Le vicende di Ron Gilbert e Santa Monica Studio sono protagoniste di questo nuovo numero di “Objection!”
Le critiche ricevute sono eccessive e fuori luogo, ma non per questo bisogna considerare incriticabili i soggetti di questa situazione.
L’educazione alla base di tutto
Alla fine la data di lancio di God of War: Ragnarok è stata rivelata. Nessun rinvio, il titolo arriverà sul mercato il 9 novembre 2022 per PS4 e PS5.
Cosa avrà spinto Santa Monica Studio a rivelare finalmente la data d’uscita della nuova avventura di Kratos e Atreus? Saranno state le foto dei “membri” inviate alla sviluppatrice, oppure bastava semplicemente aspettare?
Considerando che la seconda opzione era stata suggerita dallo stesso Cory Barlog, e che la prima in genere non funziona mai per nessuna tipologia di approccio, è il caso di fare una riflessione sull’educazione e sulla frenesia da social.

I social hanno cambiato la comunicazione quotidiana in ogni ambito, permettendo ai personaggi pubblici di rilasciare dichiarazioni in ogni momento e all’utenza di rispondere a chiunque, al punto tale da riuscire persino a creare dei veri e propri trend.
L’errore è considerarsi più importanti di quello che si è realmente soltanto per via di questa nuova possibilità.
Ad esempio, essere gli acquirenti di un videogioco non rende anche proprietari creativi dell’opera. Acquistare o meno un prodotto è il miglior modo di fare critica, ed è possibile criticare anche dopo l’acquisto, ma non esisterebbe alcun prodotto senza gli autori ad investire preventivamente tempo e risorse.
Inoltre, la possibilità di una comunicazione continua tende a creare un clima di hype ad ogni ora del giorno. Si aggiunga la presenza di personaggi pubblici sui medesimi social e la situazione non può che peggiorare.
Eppure basterebbe fermarsi a riflettere per rendersi conto di come l’attesa frenetica non sia sempre giustificata. Dopotutto, bisognerà comunque attendere altri quattro mesi per mettere le mani sul nuovo capitolo di God of War: costava tanto aspettare tranquillamente come richiesto da Cory Barlog?
Ron Gilbert è infallibile?
L’educazione è assolutamente alla base di tutto.
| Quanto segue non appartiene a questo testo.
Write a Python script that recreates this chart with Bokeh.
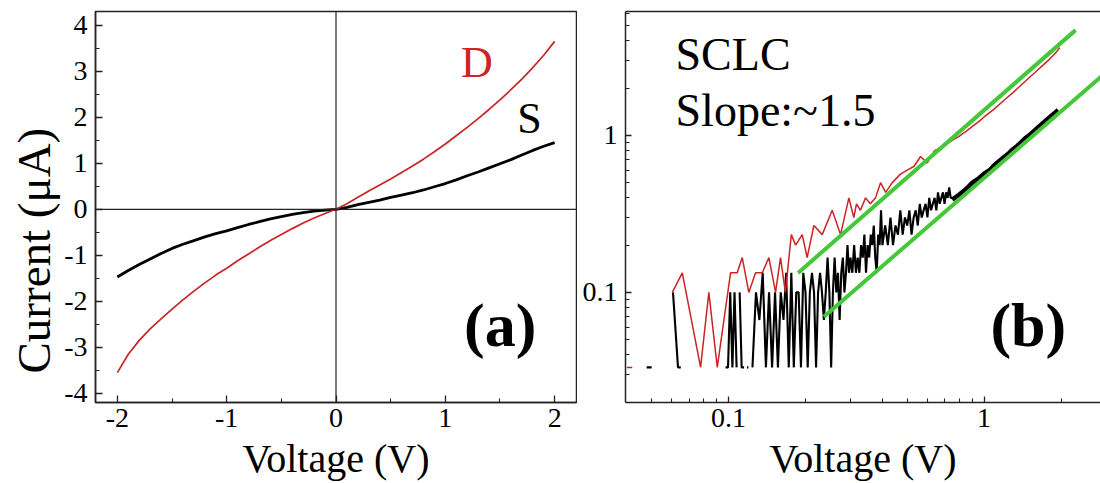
import numpy as np
from bokeh.plotting import figure
from bokeh.layouts import row
from bokeh.models import (Range1d, FixedTicker, Span, Label, LogAxis, Title,
                          ColumnDataSource, CustomJSTickFormatter)
from bokeh.embed import file_html
from bokeh.resources import INLINE

nan = float("nan")
FONT = "Liberation Serif"
RED = "#cc2424"
GREEN = "#44c83a"

# ---------------- Panel (a): linear I-V ----------------
va = [-2.0, -1.9, -1.8, -1.7, -1.6, -1.5, -1.4, -1.3, -1.2, -1.1, -1.0,
      -0.9, -0.8, -0.7, -0.6, -0.5, -0.4, -0.3, -0.2, -0.1, 0.0,
      0.1, 0.2, 0.3, 0.4, 0.5, 0.6, 0.7, 0.8, 0.9, 1.0,
      1.1, 1.2, 1.3, 1.4, 1.5, 1.6, 1.7, 1.8, 1.9, 2.0]
ia_D = [-3.55, -3.15, -2.85, -2.6, -2.38, -2.17, -1.97, -1.78, -1.6, -1.43, -1.28,
        -1.12, -0.97, -0.82, -0.68, -0.55, -0.42, -0.3, -0.19, -0.09, 0.0,
        0.12, 0.26, 0.4, 0.53, 0.66, 0.8, 0.94, 1.09, 1.25, 1.42,
        1.6, 1.78, 1.97, 2.17, 2.38, 2.6, 2.83, 3.08, 3.35, 3.65]
ia_S = [-1.47, -1.33, -1.2, -1.08, -0.96, -0.85, -0.76, -0.68, -0.6, -0.53, -0.47,
        -0.4, -0.33, -0.27, -0.21, -0.16, -0.11, -0.07, -0.04, -0.02, 0.0,
        0.04, 0.1, 0.15, 0.2, 0.26, 0.31, 0.36, 0.42, 0.49, 0.56,
        0.64, 0.73, 0.81, 0.9, 0.99, 1.08, 1.18, 1.28, 1.37, 1.45]

xa_ticks = [-2, -1, 0, 1, 2]
xa_labels = ["-2", "-1", "0", "1", "2"]
xa_minor = [-1.5, -0.5, 0.5, 1.5]
ya_ticks = [-4, -3, -2, -1, 0, 1, 2, 3, 4]
ya_labels = ["-4", "-3", "-2", "-1", "0", "1", "2", "3", "4"]
ya_minor = [-3.5, -2.5, -1.5, -0.5, 0.5, 1.5, 2.5, 3.5]

# ---------------- Panel (b): log-log ----------------
vb_D = [0.040, 0.042, nan,
        0.0602, 0.0659, 0.0777, 0.0837, 0.0903, 0.1018, 0.1081, 0.1131, 0.120,
        0.1275, 0.1355, 0.1438, 0.1527, 0.1597, 0.1668, 0.176, 0.1829, 0.1942,
        0.203, 0.2157, 0.2325, 0.2544, 0.2743, 0.2956, 0.309, 0.3167, 0.328,
        0.3435, 0.3587, 0.3759, 0.3933, 0.412, 0.437, 0.471, 0.50, 0.531,
        0.564, 0.5985, 0.64, 0.675, 0.70, 0.75, 0.80, 0.85, 0.90, 0.95, 1.0,
        1.1, 1.2, 1.3, 1.4, 1.5, 1.6, 1.7, 1.8, 1.9, 1.98]
ib_D = [0.0333, 0.0333, nan,
        0.1, 0.1333, 0.0333, 0.1, 0.0333, 0.1333, 0.1333, 0.1667, 0.1,
        0.1333, 0.1333, 0.1667, 0.1, 0.1667, 0.1, 0.2333, 0.2, 0.2333,
        0.1667, 0.2667, 0.2333, 0.3333, 0.2333, 0.4, 0.3, 0.3667, 0.3333,
        0.4, 0.3667, 0.4, 0.5, 0.4333, 0.5, 0.5667, 0.6, 0.6333,
        0.7333, 0.6667, 0.8, 0.8333, 0.86, 0.93, 0.99, 1.06, 1.14, 1.22, 1.31,
        1.48, 1.68, 1.88, 2.1, 2.33, 2.56, 2.8, 3.05, 3.33, 3.62]

vb_S = [0.0478, 0.0500, nan,
        0.0606, 0.0634, 0.0650, nan,
        0.0973, 0.0995, 0.1015, 0.1035, 0.1055, 0.1075, nan,
        0.1105, 0.1125, 0.1150, nan,
        0.1180, 0.1195, nan,
        0.124, 0.128, 0.132, 0.136, 0.140, 0.144, 0.148, 0.152, 0.156, 0.160,
        0.164, 0.168, 0.172, 0.176, 0.180, 0.184, 0.188, 0.192, 0.196, 0.200,
        0.204, 0.208, 0.212, 0.216, 0.220, 0.224, 0.228, 0.232, 0.236, 0.240,
        0.244, 0.248, 0.252, 0.256, 0.260, 0.264, 0.268, 0.272, 0.276, 0.280,
        0.284, 0.288, 0.292, 0.296, 0.300,
        0.305, 0.31, 0.315, 0.32, 0.325, 0.33, 0.335, 0.34, 0.345, 0.35,
        0.355, 0.36, 0.365, 0.37, 0.375, 0.38, 0.385, 0.39, 0.395, 0.40,
        0.41, 0.42, 0.43, 0.44, 0.45, 0.46, 0.47, 0.48, 0.49, 0.50,
        0.51, 0.52, 0.53, 0.54, 0.55, 0.56, 0.57, 0.58, 0.59, 0.60,
        0.61, 0.62, 0.63, 0.64, 0.65, 0.66, 0.67, 0.68, 0.69, 0.70,
        0.71, 0.72, 0.73, 0.74, 0.75]
ib_S = [0.0333, 0.0333, nan,
        0.1, 0.0333, 0.0333, nan,
        0.0333, 0.0333, 0.1, 0.0333, 0.1, 0.0333, nan,
        0.1, 0.0333, 0.0333, nan,
        0.0333, 0.0333, nan,
        0.0333, 0.1, 0.0667, 0.1333, 0.0333, 0.1, 0.0333, 0.1, 0.0333, 0.1,
        0.0667, 0.1333, 0.0333, 0.1333, 0.0333, 0.1, 0.1, 0.0333, 0.1333, 0.1,
        0.0333, 0.1, 0.1333, 0.1, 0.0333, 0.1, 0.1333, 0.1, 0.0667, 0.1,
        0.1667, 0.1, 0.0333, 0.1, 0.1667, 0.1, 0.1333, 0.0667, 0.1333, 0.1667,
        0.1, 0.1333, 0.2, 0.1333, 0.1667,
        0.1333, 0.2, 0.1333, 0.1667, 0.1333, 0.2, 0.1667, 0.2333, 0.1333, 0.2,
        0.1667, 0.2333, 0.2, 0.2667, 0.1667, 0.1333, 0.2333, 0.2, 0.3333, 0.2,
        0.2667, 0.2, 0.3, 0.2, 0.2667, 0.2333, 0.3333, 0.2333, 0.3, 0.2667,
        0.3333, 0.2333, 0.3, 0.3333, 0.2667, 0.3667, 0.3, 0.3333, 0.3667, 0.3,
        0.4, 0.3333, 0.3667, 0.4, 0.3333, 0.4333, 0.3667, 0.4, 0.4333, 0.3667,
        0.4333, 0.4, 0.4667, 0.4, 0.4]
vb_S_hi = [0.75, 0.8, 0.85, 0.9, 0.95, 1.0, 1.05, 1.1, 1.15, 1.2, 1.25, 1.3,
           1.35, 1.4, 1.45, 1.5, 1.55, 1.6, 1.65, 1.7, 1.75, 1.8, 1.85, 1.9, 1.95]
ib_S_hi = [0.39, 0.42, 0.455, 0.5, 0.53, 0.57, 0.6, 0.65, 0.69, 0.73, 0.77, 0.82,
           0.86, 0.91, 0.96, 1.0, 1.05, 1.1, 1.15, 1.2, 1.25, 1.3, 1.35, 1.4, 1.45]

# green SCLC fit lines (slope ~1.5)
fit1_V = [0.187, 2.28]
fit1_I = [0.133, 4.68]
fit2_V = [0.236, 3.0]
fit2_I = [0.070, 2.52]

xb_ticks = [0.1, 1]
xb_labels = ["0.1", "1"]
xb_minor = [0.05, 0.06, 0.07, 0.08, 0.09, 0.2, 0.3, 0.4, 0.5, 0.6, 0.7, 0.8, 0.9, 2]
yb_ticks = [0.1, 1]
yb_labels = ["0.1", "1"]
yb_minor = [0.03, 0.04, 0.05, 0.06, 0.07, 0.08, 0.09,
            0.2, 0.3, 0.4, 0.5, 0.6, 0.7, 0.8, 0.9, 2, 3, 4, 5, 6]


def fmt(ticks, labels):
    return CustomJSTickFormatter(args=dict(t=ticks, l=labels), code="""
        for (let i = 0; i < t.length; i++) {
            if (Math.abs(t[i] - tick) < 1e-9 * Math.max(1, Math.abs(tick))) return l[i];
        }
        return '';
    """)


def style_axis(ax, major_in, minor_in):
    ax.major_tick_in = major_in
    ax.major_tick_out = 0
    ax.minor_tick_in = minor_in
    ax.minor_tick_out = 0
    ax.axis_line_width = 1.5
    ax.axis_line_color = "#222222"
    ax.major_tick_line_color = "#222222"
    ax.minor_tick_line_color = "#222222"
    ax.major_tick_line_width = 1.3
    ax.minor_tick_line_width = 1.1
    ax.major_label_text_font = FONT
    ax.major_label_text_font_size = "28px"
    ax.major_label_text_color = "black"
    ax.axis_label_text_font = FONT
    ax.axis_label_text_font_style = "normal"
    ax.axis_label_text_color = "black"


# ---------- figure a ----------
p1 = figure(width=577, height=483, x_range=Range1d(-2.2, 2.2), y_range=Range1d(-4.2, 4.3),
            output_backend="svg", toolbar_location=None,
            min_border_left=95, min_border_right=1, min_border_top=11, min_border_bottom=81)
p1.grid.visible = False
p1.outline_line_color = "#222222"
p1.outline_line_width = 1.5
p1.background_fill_color = "white"
p1.border_fill_color = "white"

for ax in (p1.xaxis[0], p1.yaxis[0]):
    style_axis(ax, 7, 4)
p1.xaxis.ticker = FixedTicker(ticks=xa_ticks, minor_ticks=xa_minor)
p1.xaxis.formatter = fmt(xa_ticks, xa_labels)
p1.yaxis.ticker = FixedTicker(ticks=ya_ticks, minor_ticks=ya_minor)
p1.yaxis.formatter = fmt(ya_ticks, ya_labels)
p1.xaxis.axis_label = "Voltage (V)"
p1.xaxis.axis_label_text_font_size = "40px"
p1.xaxis.major_label_standoff = 6
p1.xaxis.axis_label_standoff = 6
p1.yaxis.major_label_standoff = 8

# y-axis title: sits lower than the frame centre, so use a left-side Title
p1.add_layout(Title(text="Current (μA)", text_font=FONT, text_font_size="47px",
                    text_font_style="normal", text_color="black",
                    align="left", offset=29, standoff=4), "left")

p1.add_layout(Span(location=0, dimension="width", line_color="#222222", line_width=1.2))
p1.add_layout(Span(location=0, dimension="height", line_color="#222222", line_width=1.2))

src_a = ColumnDataSource(dict(v=va, d=ia_D, s=ia_S))
p1.line("v", "s", source=src_a, line_color="black", line_width=2.8)
p1.line("v", "d", source=src_a, line_color=RED, line_width=1.7)

p1.add_layout(Label(x=1.144, y=3.2, text="D", text_color=RED, text_font=FONT,
                    text_font_size="44px", text_baseline="alphabetic", text_align="left"))
p1.add_layout(Label(x=1.657, y=1.98, text="S", text_color="black", text_font=FONT,
                    text_font_size="44px", text_baseline="alphabetic", text_align="left"))
p1.add_layout(Label(x=1.172, y=-2.52, text="(a)", text_color="black", text_font=FONT,
                    text_font_size="62px", text_font_style="bold",
                    text_baseline="alphabetic", text_align="left"))

# ---------- figure b ----------
p2 = figure(width=523, height=483, x_axis_type="log", y_axis_type="log",
            x_range=Range1d(0.0395, 2.854), y_range=Range1d(0.0199, 6.15),
            output_backend="svg", toolbar_location=None,
            min_border_left=48, min_border_right=0, min_border_top=11, min_border_bottom=81)
p2.grid.visible = False
p2.outline_line_color = None
p2.background_fill_color = "white"
p2.border_fill_color = "white"
for ax in (p2.xaxis[0], p2.yaxis[0]):
    style_axis(ax, 6, 4)
p2.xaxis.ticker = FixedTicker(ticks=xb_ticks, minor_ticks=xb_minor)
p2.xaxis.formatter = fmt(xb_ticks, xb_labels)
p2.yaxis.ticker = FixedTicker(ticks=yb_ticks, minor_ticks=yb_minor)
p2.yaxis.formatter = fmt(yb_ticks, yb_labels)
p2.xaxis.axis_label = "Voltage (V)"
p2.xaxis.axis_label_text_font_size = "40px"
p2.xaxis.major_label_standoff = 6
p2.xaxis.axis_label_standoff = 6
p2.yaxis.major_label_standoff = 8

top = LogAxis(ticker=FixedTicker(ticks=[]), axis_line_width=1.5, axis_line_color="#222222",
              major_tick_in=0, major_tick_out=0, minor_tick_in=0, minor_tick_out=0,
              major_label_standoff=0)
p2.add_layout(top, "above")

src_bD = ColumnDataSource(dict(v=np.array(vb_D, dtype=float), i=np.array(ib_D, dtype=float)))
src_bS = ColumnDataSource(dict(v=np.array(vb_S, dtype=float), i=np.array(ib_S, dtype=float)))
src_bSh = ColumnDataSource(dict(v=vb_S_hi, i=ib_S_hi))
p2.line("v", "i", source=src_bS, line_color="black", line_width=2.1)
p2.line("v", "i", source=src_bSh, line_color="black", line_width=4.5)
p2.line("v", "i", source=src_bD, line_color=RED, line_width=1.5)
p2.line(fit1_V, fit1_I, line_color=GREEN, line_width=4)
p2.line(fit2_V, fit2_I, line_color=GREEN, line_width=4)

p2.add_layout(Label(x=0.062, y=3.25, text="SCLC", text_color="black", text_font=FONT,
                    text_font_size="46px", text_baseline="alphabetic", text_align="left"))
p2.add_layout(Label(x=0.062, y=1.45, text="Slope:~1.5", text_color="black", text_font=FONT,
                    text_font_size="46px", text_baseline="alphabetic", text_align="left"))
p2.add_layout(Label(x=1.059, y=0.0622, text="(b)", text_color="black", text_font=FONT,
                    text_font_size="62px", text_font_style="bold",
                    text_baseline="alphabetic", text_align="left"))

layout = row(p1, p2)
open("out.html", "w").write(file_html(layout, INLINE))
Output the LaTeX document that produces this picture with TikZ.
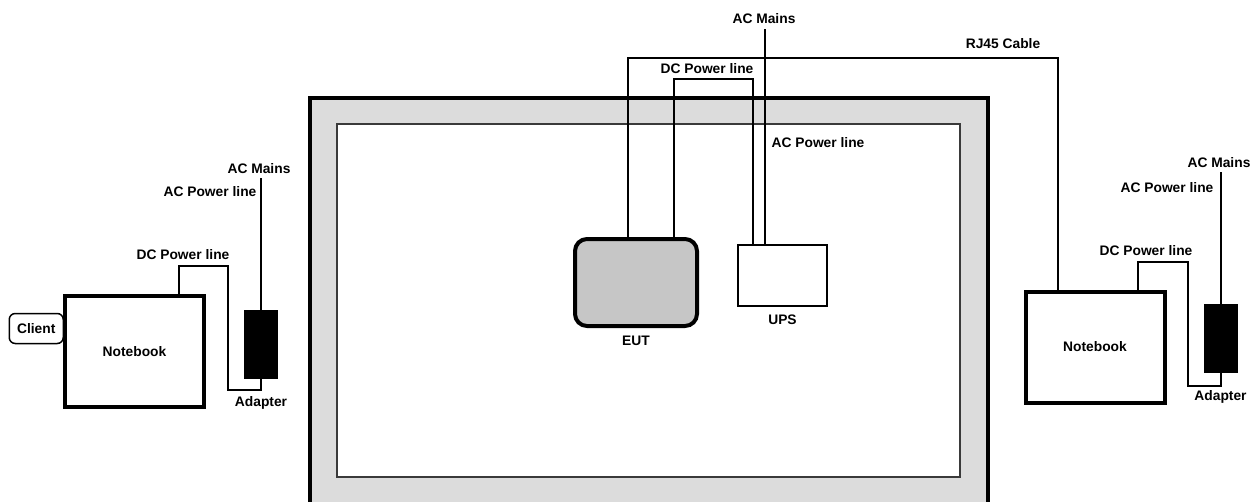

Senza l’educazione si potrebbe spingere una persona a non relazionare, figurarsi convincere un addetto ai lavori a condividere il proprio operato.
Tuttavia, sebbene vadano assolutamente condannate le critiche becere e deliranti, lo stesso non vale per le critiche di altro genere, soprattutto se costruttive.
Pretendere che Ron Gilbert cambi lo stile grafico di Return to Monkey Island è un tipo di pretesa che rientra nei casi di credersi proprietari dell’opera: di un’opera d’autore, in questo caso.
Dopotutto non si sta parlando, per esempio, del passaggio dal fotorealismo al nuovo stile scelto da Gilbert, bensì da una serie che in passato ha utilizzato la pixel art.

Non c’è nulla di clamoroso in questo cambiamento, tuttavia può benissimo trattarsi di un cambiamento criticabile (se la critica viene espressa nella giusta maniera) allo stesso modo di come, per esempio, può non piacere il nuovo stile di God of War o di come si possa preferire la trama del primo The Last of Us rispetto al secondo, nonostante i meriti oggettivi delle nuove opere.
Inoltre, Ron Gilbert è sì in questo caso sinonimo di garanzia, ma non di infallibilità. Quanti autori, dopo anni, sono tornati su nuove opere o sulle loro stesse opere di successo, per poi deludere? Uno scenario che si augura di non vedere in questo caso, ma non è del tutto impossibile che accada.
L’educazione prima di tutto, ma non esiste che un autore affermato debba essere considerato addirittura intoccabile dalle critiche.
La scelta di Ron Gilbert di non rilasciare più notizie sul suo lavoro è invece condivisibile, anzi è il modo migliore se ci si vuole esternare da questi nuovi metodi comunicativi. Al contrario, se Cory Barlog e il suo team decidono di mettersi a disposizione e non stare al gioco, rischiano ovviamente di venir travolti da questo sistema.
Sul comportamento dell’utenza si è già parlato prima, ma andrebbe condannato anche il “due pesi e due misure”. Ad esempio, perché si considera un problema se Santa Monica Studio non rilascia nuove informazioni, ma non è lo stesso per Bethesda che opera in questo modo da sempre?